“I’m trying to be nice, but it’s just sometimes hard”
Those were the words my six year old muttered through tears as I sat across from him.
I had asked him why on earth he wasn’t listening to ANYTHING I said to him and he looked at me, with the softest tear filled eyes, and managed through sniffles and crying to let me know that he’s trying.
Tears began to well up in my eyes and I grabbed him up and scooped him next to me.
He is our oldest son.
We have four kids and he is the second to oldest.

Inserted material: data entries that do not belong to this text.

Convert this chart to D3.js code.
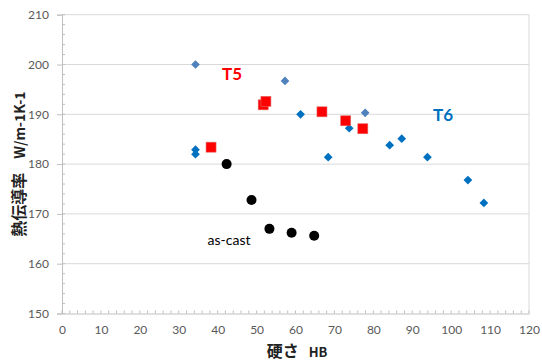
<!DOCTYPE html>
<html>
<head>
<meta charset="utf-8">
<script src="https://cdn.jsdelivr.net/npm/d3@7"></script>
<style>
  body { margin: 0; background: #fff; }
  svg { display: block; }
  .tick text { font-family: Lato, "Noto Sans", sans-serif; font-size: 12px; fill: #595959; }
</style>
</head>
<body>
<div class="graphic"></div>
<script>
// hardness HB / thermal conductivity
const t6Hb = [34.3, 34.3, 34.3, 57.3, 61.3, 68.4, 73.8, 77.9, 84.2, 87.3, 93.9, 104.3, 108.4];
const t6Tc = [200.0, 182.9, 182.0, 196.7, 190.0, 181.4, 187.2, 190.3, 183.8, 185.1, 181.4, 176.8, 172.2];
const t6Light = [true, false, false, true, false, false, false, true, false, false, false, false, false];

const t5Hb = [38.3, 51.7, 52.4, 66.8, 72.9, 77.3];
const t5Tc = [183.4, 191.9, 192.6, 190.5, 188.7, 187.1];

const castHb = [42.3, 48.7, 53.3, 59.0, 64.8];
const castTc = [180.0, 172.8, 167.0, 166.2, 165.6];

const xTicks = d3.range(0, 121, 10);
const yTicks = d3.range(150, 211, 10);

const width = 542, height = 361;
const x = d3.scaleLinear().domain([0, 120]).range([62, 529]);
const y = d3.scaleLinear().domain([150, 210]).range([313.5, 14.7]);

const svg = d3.select('.graphic')
  .append('svg')
  .attr('width', width)
  .attr('height', height);

// grid
svg.selectAll('line.grid')
  .data(yTicks.slice(1))
  .enter()
  .append('line')
  .attr('class', 'grid')
  .attr('x1', x(0))
  .attr('x2', x(120))
  .attr('y1', d => y(d))
  .attr('y2', d => y(d))
  .attr('stroke', '#d9d9d9')
  .attr('stroke-width', 1);

svg.append('line')
  .attr('x1', x(120)).attr('x2', x(120))
  .attr('y1', y(210)).attr('y2', y(150))
  .attr('stroke', '#d9d9d9');

// minor ticks
svg.selectAll('line.xminor')
  .data(d3.range(0, 121, 2))
  .enter()
  .append('line')
  .attr('x1', d => x(d)).attr('x2', d => x(d))
  .attr('y1', y(150)).attr('y2', y(150) - 3)
  .attr('stroke', '#bfbfbf');

svg.selectAll('line.yminor')
  .data(d3.range(150, 211, 2))
  .enter()
  .append('line')
  .attr('x1', x(0)).attr('x2', x(0) + 3)
  .attr('y1', d => y(d)).attr('y2', d => y(d))
  .attr('stroke', '#bfbfbf');

const xAxis = svg.append('g')
  .attr('transform', `translate(0,${y(150)})`)
  .call(d3.axisBottom(x).tickValues(xTicks).tickSize(0).tickPadding(12));
xAxis.select('.domain').attr('stroke', '#bfbfbf');

const yAxis = svg.append('g')
  .attr('transform', `translate(${x(0)},0)`)
  .call(d3.axisLeft(y).tickValues(yTicks).tickSize(5).tickPadding(8));
yAxis.select('.domain').attr('stroke', '#bfbfbf');
yAxis.selectAll('.tick line').attr('stroke', '#bfbfbf');

// T6 diamonds
svg.selectAll('path.t6')
  .data(t6Hb)
  .enter()
  .append('path')
  .attr('class', 't6')
  .attr('d', d3.symbol().type(d3.symbolSquare).size(38))
  .attr('transform', (d, i) => `translate(${x(d)},${y(t6Tc[i])}) rotate(45)`)
  .attr('fill', (d, i) => t6Light[i] ? '#4f81bd' : '#0070c0');

// T5 squares
svg.selectAll('rect.t5')
  .data(t5Hb)
  .enter()
  .append('rect')
  .attr('class', 't5')
  .attr('x', d => x(d) - 5)
  .attr('y', (d, i) => y(t5Tc[i]) - 5)
  .attr('width', 10)
  .attr('height', 10)
  .attr('fill', '#ff0000')
  .attr('stroke', '#e06666')
  .attr('stroke-width', 0.6);

// as-cast circles
svg.selectAll('circle.cast')
  .data(castHb)
  .enter()
  .append('circle')
  .attr('class', 'cast')
  .attr('cx', d => x(d))
  .attr('cy', (d, i) => y(castTc[i]))
  .attr('r', 5)
  .attr('fill', '#000');

// labels
svg.append('text')
  .text('T5')
  .attr('x', 232).attr('y', 80)
  .attr('text-anchor', 'middle')
  .attr('font-family', 'Lato, sans-serif')
  .attr('font-weight', 'bold')
  .attr('font-size', 17)
  .attr('fill', '#ff0000');

svg.append('text')
  .text('T6')
  .attr('x', 443).attr('y', 121)
  .attr('text-anchor', 'middle')
  .attr('font-family', 'Lato, sans-serif')
  .attr('font-weight', 'bold')
  .attr('font-size', 17)
  .attr('fill', '#0070c0');

svg.append('text')
  .text('as-cast')
  .attr('x', 229).attr('y', 245)
  .attr('text-anchor', 'middle')
  .attr('font-family', 'Lato, sans-serif')
  .attr('font-size', 14)
  .attr('fill', '#000');

const xLabel = svg.append('text')
  .attr('x', 297).attr('y', 357)
  .attr('text-anchor', 'middle')
  .attr('font-family', '"Noto Sans CJK JP", sans-serif')
  .attr('font-weight', 'bold')
  .attr('fill', '#222');
xLabel.append('tspan').attr('font-size', 16).text('硬さ');
xLabel.append('tspan').attr('font-size', 13).attr('dx', 10).text('HB');

const yLabel = svg.append('text')
  .attr('transform', 'translate(25,164) rotate(-90)')
  .attr('text-anchor', 'middle')
  .attr('font-family', '"Noto Sans CJK JP", sans-serif')
  .attr('font-weight', 'bold')
  .attr('fill', '#222');
yLabel.append('tspan').attr('font-size', 16).text('熱伝導率');
yLabel.append('tspan').attr('font-size', 14).attr('dx', 14).text('W/m-1K-1');
</script>
</body>
</html>
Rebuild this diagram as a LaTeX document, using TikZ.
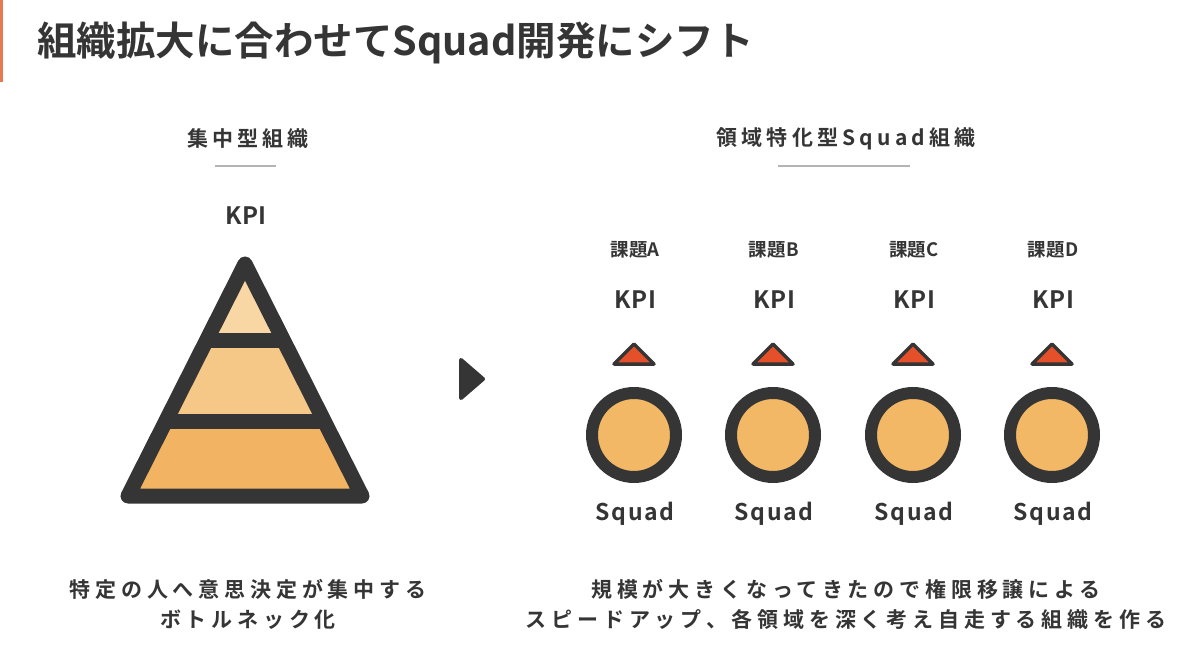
\documentclass[tikz,border=0pt]{standalone}
\usepackage{fontspec}
\setmainfont{Noto Sans CJK JP}[BoldFont=* Bold]
\definecolor{ink}{HTML}{353535}
\definecolor{rulegray}{HTML}{B4B4B4}
\definecolor{accent}{HTML}{E8784F}
\definecolor{tierA}{HTML}{F8D7A4}
\definecolor{tierB}{HTML}{F6C887}
\definecolor{tierC}{HTML}{F2B462}
\definecolor{ball}{HTML}{F2B865}
\definecolor{kpired}{HTML}{E4502A}
\tikzset{
  titletext/.style={font=\bfseries\fontsize{39.5}{44}\selectfont, text=ink, inner sep=0pt},
  headtext/.style={font=\bfseries\addfontfeatures{LetterSpace=20}\fontsize{21}{24}\selectfont, text=ink, inner sep=0pt},
  kpitext/.style={font=\bfseries\addfontfeatures{LetterSpace=3}\fontsize{24}{26}\selectfont, text=ink, inner sep=0pt},
  kadaitext/.style={font=\bfseries\addfontfeatures{LetterSpace=2}\fontsize{18.5}{20}\selectfont, text=ink, inner sep=0pt},
  squadtext/.style={font=\bfseries\addfontfeatures{LetterSpace=8}\fontsize{23}{26}\selectfont, text=ink, inner sep=0pt},
  bodytext/.style={font=\bfseries\addfontfeatures{LetterSpace=23}\fontsize{21}{30}\selectfont, text=ink, inner sep=0pt, align=center},
  headrule/.style={draw=rulegray, line width=1.6pt},
  ringstyle/.style={circle, draw=ink, line width=12pt, fill=ball, minimum size=84pt, inner sep=0pt},
  kpimark/.style={draw=ink, fill=kpired, line width=3.5pt, line join=round},
}
\begin{document}
\begin{tikzpicture}[x=1pt,y=-1pt]
\useasboundingbox (0,0) rectangle (1200,671);
\fill[white] (0,0) rectangle (1200,671);
% accent bar
\fill[accent] (0,0) rectangle (2.5,82);
% title
\node[titletext, anchor=west] (title) at (37,43) {組織拡大に合わせてSquad開発にシフト};

% left heading
\node[headtext] (lefthead) at (248,139) {集中型組織};
\coordinate (lr1) at (215,166); \coordinate (lr2) at (276,166);
\draw[headrule] (lr1) -- (lr2);
\node[kpitext] (leftkpi) at (246,216) {KPI};

% pyramid
\coordinate (ap) at (245,264);
\coordinate (bl) at (128,496);
\coordinate (br) at (362,496);
\coordinate (l1) at (206.5,340); \coordinate (r1) at (283.5,340);
\coordinate (l2) at (166,421); \coordinate (r2) at (324,421);
\fill[tierA] (ap) -- (r1) -- (l1) -- cycle;
\fill[tierB] (l1) -- (r1) -- (r2) -- (l2) -- cycle;
\fill[tierC] (l2) -- (r2) -- (br) -- (bl) -- cycle;
\draw[ink, line width=15pt, line join=round] (ap) -- (br) -- (bl) -- cycle;
\draw[ink, line width=15pt] (l1) -- (r1);
\draw[ink, line width=15pt] (l2) -- (r2);

% play arrow
\coordinate (pa1) at (461,360); \coordinate (pa2) at (461,398); \coordinate (pa3) at (483,379);
\fill[ink, draw=ink, line width=4pt, line join=round] (pa1) -- (pa3) -- (pa2) -- cycle;

% right heading
\node[headtext] (righthead) at (846,139) {領域特化型Squad組織};
\coordinate (rr1) at (778,166); \coordinate (rr2) at (910,166);
\draw[headrule] (rr1) -- (rr2);

% squads
\foreach \x/\k/\n in {634/A/a, 773/B/b, 913/C/c, 1052/D/d}{
  \node[kadaitext] (kadai\n) at (\x+1,250) {課題\k};
  \node[kpitext] (kpi\n) at (\x+1,300) {KPI};
  \coordinate (mt\n) at (\x,344);
  \coordinate (ml\n) at (\x-20,364);
  \coordinate (mr\n) at (\x+20,364);
  \draw[kpimark] (mt\n) -- (mr\n) -- (ml\n) -- cycle;
  \node[ringstyle] (ring\n) at (\x,435) {};
  \node[squadtext] (squad\n) at (\x+1,514) {Squad};
}

% bottom texts
\node[bodytext] (leftbody) at (248,604) {特定の人へ意思決定が集中する\\ボトルネック化};
\node[bodytext] (rightbody) at (846,604) {規模が大きくなってきたので権限移譲による\\スピードアップ、各領域を深く考え自走する組織を作る};
\end{tikzpicture}
\end{document}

I know I probably don’t do the best at juggling all the things for all of my kids all the time.
I fall short.
Sometimes I yell.
And sometimes I wonder how on earth God saw it fit to bless me with these kids.

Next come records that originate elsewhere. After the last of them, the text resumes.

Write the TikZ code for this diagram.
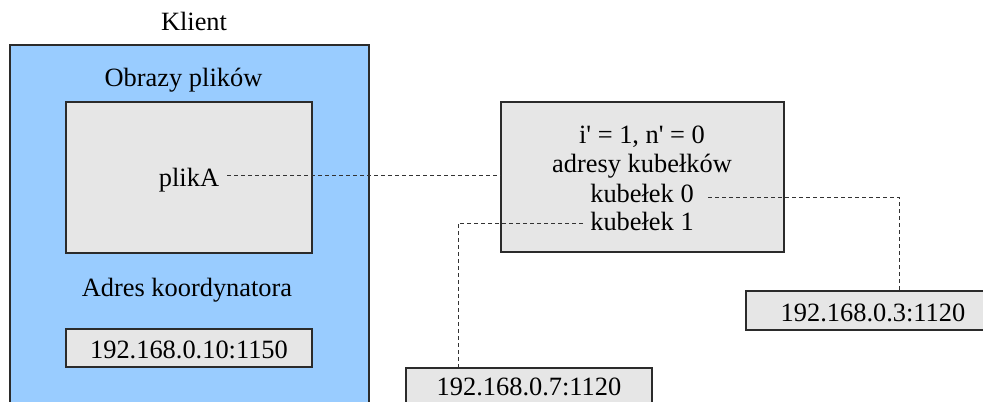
\documentclass[tikz,border=0pt]{standalone}
\usepackage{fontspec}
\setmainfont{Liberation Serif}
\definecolor{clientblue}{HTML}{99CCFF}
\definecolor{panelgray}{HTML}{E6E6E6}
\definecolor{edgegray}{HTML}{2B2B2B}
\begin{document}
\begin{tikzpicture}[x=0.5pt,y=-0.5pt,
  font=\fontsize{13.2}{15}\selectfont,
  box/.style={draw=edgegray,line width=0.6pt,inner sep=0pt,rectangle},
  panel/.style={box,fill=panelgray},
  txt/.style={anchor=base,inner sep=0pt},
  link/.style={draw=black!80,line width=0.5pt,dash pattern=on 2pt off 1.5pt}]
\useasboundingbox (0,0) rectangle (983,401);
\clip (0,0) rectangle (983,401);

% client machine
\node[box,fill=clientblue,minimum width=179.5pt,minimum height=187.5pt] (client) at (189.5,232.5) {};
\node[txt] (klient) at (194,31) {Klient};
\node[txt] (obrazy) at (183.5,87) {Obrazy plików};
\node[panel,minimum width=123pt,minimum height=75.5pt] (files) at (189,177.5) {};
\node[txt] (plikA) at (189,186) {plikA};
\node[txt] (adres) at (187,296) {Adres koordynatora};
\node[panel,minimum width=123pt,minimum height=19pt] (coord) at (189,348) {};
\node[txt] (coordip) at (189,358) {192.168.0.10:1150};

% bucket table
\node[panel,minimum width=141.5pt,minimum height=75pt] (table) at (642.5,177) {};
\node[txt] (params) at (642,143) {i\textquotesingle{} = 1, n\textquotesingle{} = 0};
\node[txt] (addrs) at (642,172) {adresy kubełków};
\node[txt] (kub0) at (642,202) {kubełek 0};
\node[txt] (kub1) at (642,230) {kubełek 1};

% bucket servers
\node[panel,minimum width=127pt,minimum height=19.5pt] (b0) at (873,310.5) {};
\node[txt] (b0ip) at (873,321) {192.168.0.3:1120};
\node[panel,minimum width=123pt,minimum height=22pt] (b1) at (529,390) {};
\node[txt] (b1ip) at (529,395) {192.168.0.7:1120};

% connectors
\coordinate (pA) at (227,175);
\draw[link] (pA) -- (pA -| table.west);
\coordinate (k0) at (708,197);
\coordinate (c0) at (899,197);
\draw[link] (k0) -- (c0) -- (c0 |- b0.north);
\coordinate (k1) at (583,223);
\coordinate (c1) at (458,223);
\draw[link] (k1) -- (c1) -- (c1 |- b1.north);
\end{tikzpicture}
\end{document}
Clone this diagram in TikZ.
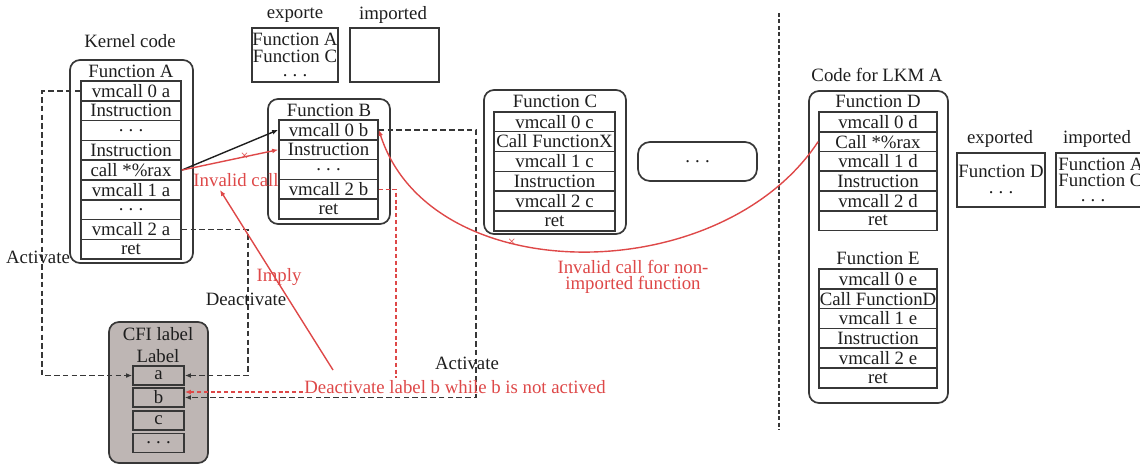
\documentclass[tikz,border=0pt]{standalone}
\usepackage{fontspec}
\setmainfont{Liberation Serif}
\usetikzlibrary{arrows.meta,calc}
\definecolor{ink}{RGB}{30,30,30}
\definecolor{linec}{RGB}{55,55,55}
\definecolor{redc}{RGB}{222,72,72}
\definecolor{cfigray}{RGB}{190,182,180}
\newcommand\mydots{.\hspace{2.6pt}.\hspace{2.6pt}.}
\begin{document}
\begin{tikzpicture}[x=0.5pt,y=-0.5pt,
  every node/.style={font=\fontsize{9.4pt}{10pt}\selectfont, text=ink},
  fbox/.style={draw=linec, line width=0.85pt, rounded corners=5pt},
  cell/.style={draw=linec, line width=0.85pt, minimum height=9.9pt, inner sep=0pt},
  cellA/.style={cell, minimum width=50pt},
  cellB/.style={cell, minimum width=49.5pt},
  cellC/.style={cell, minimum width=60.5pt, minimum height=9.95pt},
  cellD/.style={cell, minimum width=59pt, minimum height=9.9pt},
  cellL/.style={cell, fill=cfigray, minimum width=25.5pt, minimum height=9.5pt},
  lbl/.style={inner sep=0.5pt},
  redlbl/.style={lbl, text=redc},
  xbox/.style={draw=linec, line width=0.85pt, minimum height=27pt, inner sep=0pt},
  dline/.style={draw=linec, line width=0.8pt, dash pattern=on 2.8pt off 1.6pt},
  rdline/.style={draw=redc, line width=0.7pt, dash pattern=on 2pt off 1.4pt},
  sepline/.style={draw=linec, line width=0.8pt, dash pattern=on 2pt off 1.2pt},
  redline/.style={draw=redc, line width=0.7pt},
  tip/.style={-{Latex[length=3pt,width=2.4pt]}},
  xmark/.style={text=redc, inner sep=0pt, font=\fontsize{7pt}{7pt}\selectfont},
]
\useasboundingbox (0,0) rectangle (1140,466);

% ---- Kernel code, Function A
\node[lbl] (kc) at (130,41) {Kernel code};
\draw[fbox] (70,60) rectangle (193,263);
\node[lbl] (fa) at (131,71) {Function A};
\foreach \t [count=\i from 0] in {vmcall 0 a,Instruction,\mydots,Instruction,call *\%rax,vmcall 1 a,\mydots,vmcall 2 a,ret}
  \node[cellA] (A\i) at (131,{90.9+19.8*\i}) {\t};

% ---- exports / imports (kernel)
\node[lbl] (expKl) at (295,15) {exporte};
\node[xbox, minimum width=43pt] (expK) at (295,55) {};
\node[lbl] (expKa) at (295,39) {Function A};
\node[lbl] (expKc) at (295,56) {Function C};
\node[lbl] (expKd) at (295,76) {\mydots};
\node[lbl] (impKl) at (393,15) {imported};
\node[xbox, minimum width=44.5pt] (impK) at (394.5,55) {};

% ---- Function B
\draw[fbox] (268,99) rectangle (390,224);
\node[lbl] (fb) at (329,110) {Function B};
\foreach \t [count=\i from 0] in {vmcall 0 b,Instruction,\mydots,vmcall 2 b,ret}
  \node[cellB] (B\i) at (328.5,{129.9+19.8*\i}) {\t};

% ---- Function C
\draw[fbox] (484,90) rectangle (626,234);
\node[lbl] (fc) at (555,101) {Function C};
\foreach \t [count=\i from 0] in {vmcall 0 c,Call FunctionX,vmcall 1 c,Instruction,vmcall 2 c,ret}
  \node[cellC] (C\i) at (554.5,{121.6+19.9*\i}) {\t};

% ---- more functions
\node[draw=linec, line width=0.85pt, rounded corners=6pt, minimum width=59.5pt, minimum height=19.5pt, inner sep=0pt] (more) at (697.5,161.5) {\mydots};

% ---- separator
\coordinate (sepT) at (779,13);
\coordinate (sepB) at (779,430);
\draw[sepline] (sepT) -- (sepB);

% ---- LKM A
\node[lbl] (lkm) at (877,75) {Code for LKM A};
\draw[fbox] (809,91) rectangle (948,403);
\node[lbl] (fd) at (878,101) {Function D};
\foreach \t [count=\i from 0] in {vmcall 0 d,Call *\%rax,vmcall 1 d,Instruction,vmcall 2 d,ret}
  \node[cellD] (D\i) at (878,{121.9+19.75*\i}) {\t};
\node[lbl] (fe) at (878,258) {Function E};
\foreach \t [count=\i from 0] in {vmcall 0 e,Call FunctionD,vmcall 1 e,Instruction,vmcall 2 e,ret}
  \node[cellD] (E\i) at (878,{278.9+19.8*\i}) {\t};

% ---- exports / imports (LKM)
\node[lbl] (expLl) at (1000,139) {exported};
\node[xbox, minimum width=44pt] (expL) at (1001,180) {};
\node[lbl] (expLd) at (1001,171) {Function D};
\node[lbl] (expLx) at (1001,193) {\mydots};
\node[lbl] (impLl) at (1097,139) {imported};
\node[xbox, minimum width=45pt] (impL) at (1101,180) {};
\node[lbl, anchor=west] (impLa) at (1057,164) {Function A};
\node[lbl, anchor=west] (impLc) at (1057,180) {Function C};
\node[lbl] (impLx) at (1093,201) {\mydots};

% ---- CFI label
\draw[fbox, fill=cfigray] (109,322) rectangle (208,463);
\node[lbl] (cfi) at (158,334) {CFI label};
\node[lbl] (lab) at (158,356) {Label};
\node[cellL] (La) at (158.5,375.5) {a};
\node[cellL] (Lb) at (158.5,397.5) {b};
\node[cellL] (Lc) at (158.5,420.5) {c};
\node[cellL] (Ld) at (158.5,443) {\mydots};

% ---- dashed activation lines
\draw[dline, tip] (A0.west) -- ++(-38,0) |- (La.west);
\draw[dline, tip] (A7.east) -- ++(66,0) |- (La.east);
\draw[dline, tip] (B0.east) -- ++(97,0) |- (Lb.east);
\draw[rdline] (B3.east) -- ++(17,0) -- ++(0,189);
\coordinate (dlS) at (303,392);
\draw[rdline, tip] (dlS) -- ($(Lb.east)+(0,-5.5)$);

% ---- calls
\draw[draw=ink, line width=0.7pt, tip] (A4.east) -- (B0.west);
\draw[redline, tip] (A4.east) -- node[xmark, pos=0.65] {×} (B1.west);
\draw[redline, tip] (D1.west) .. controls (720,290) and (430,290) .. node[xmark, pos=0.63] {×} (B0.east);
\coordinate (impS) at (333,370);
\coordinate (impE) at (220,190);
\draw[redline, tip] (impS) -- (impE);

% ---- labels
\node[lbl] (actL) at (38,257) {Activate};
\node[lbl] (deact) at (246,299) {Deactivate};
\node[lbl] (actR) at (467,363) {Activate};
\node[redlbl] (inv) at (236,180) {Invalid call};
\node[redlbl] (imply) at (279,277) {Imply};
\node[redlbl, align=center, font=\fontsize{9.4pt}{8pt}\selectfont] (nonimp) at (633,277) {Invalid call for non-\\imported function};
\node[redlbl] (dlt) at (455,387) {Deactivate label b while b is not actived};
\end{tikzpicture}
\end{document}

But, as soon as this little boy said those words to me, it all made sense.
I’m TRYING to be the best mom.
I’m TRYING to love them with the same grace, mercy, and tenderness that Jesus shows me.
But sometimes, it’s just hard.
And I know that in the same way I scooped that little boy up and put my arms around him, Jesus does the same to me.
I know that He meets me in the mess and He cleans me up.
I KNOW that even though it’s sometimes hard, He sees me trying.
He sees me trying to love them in the way that He loves me.
And though my love will NEVER be as perfect or as gentle as His, I sure will keep trying.
Because sometimes trying is all it takes.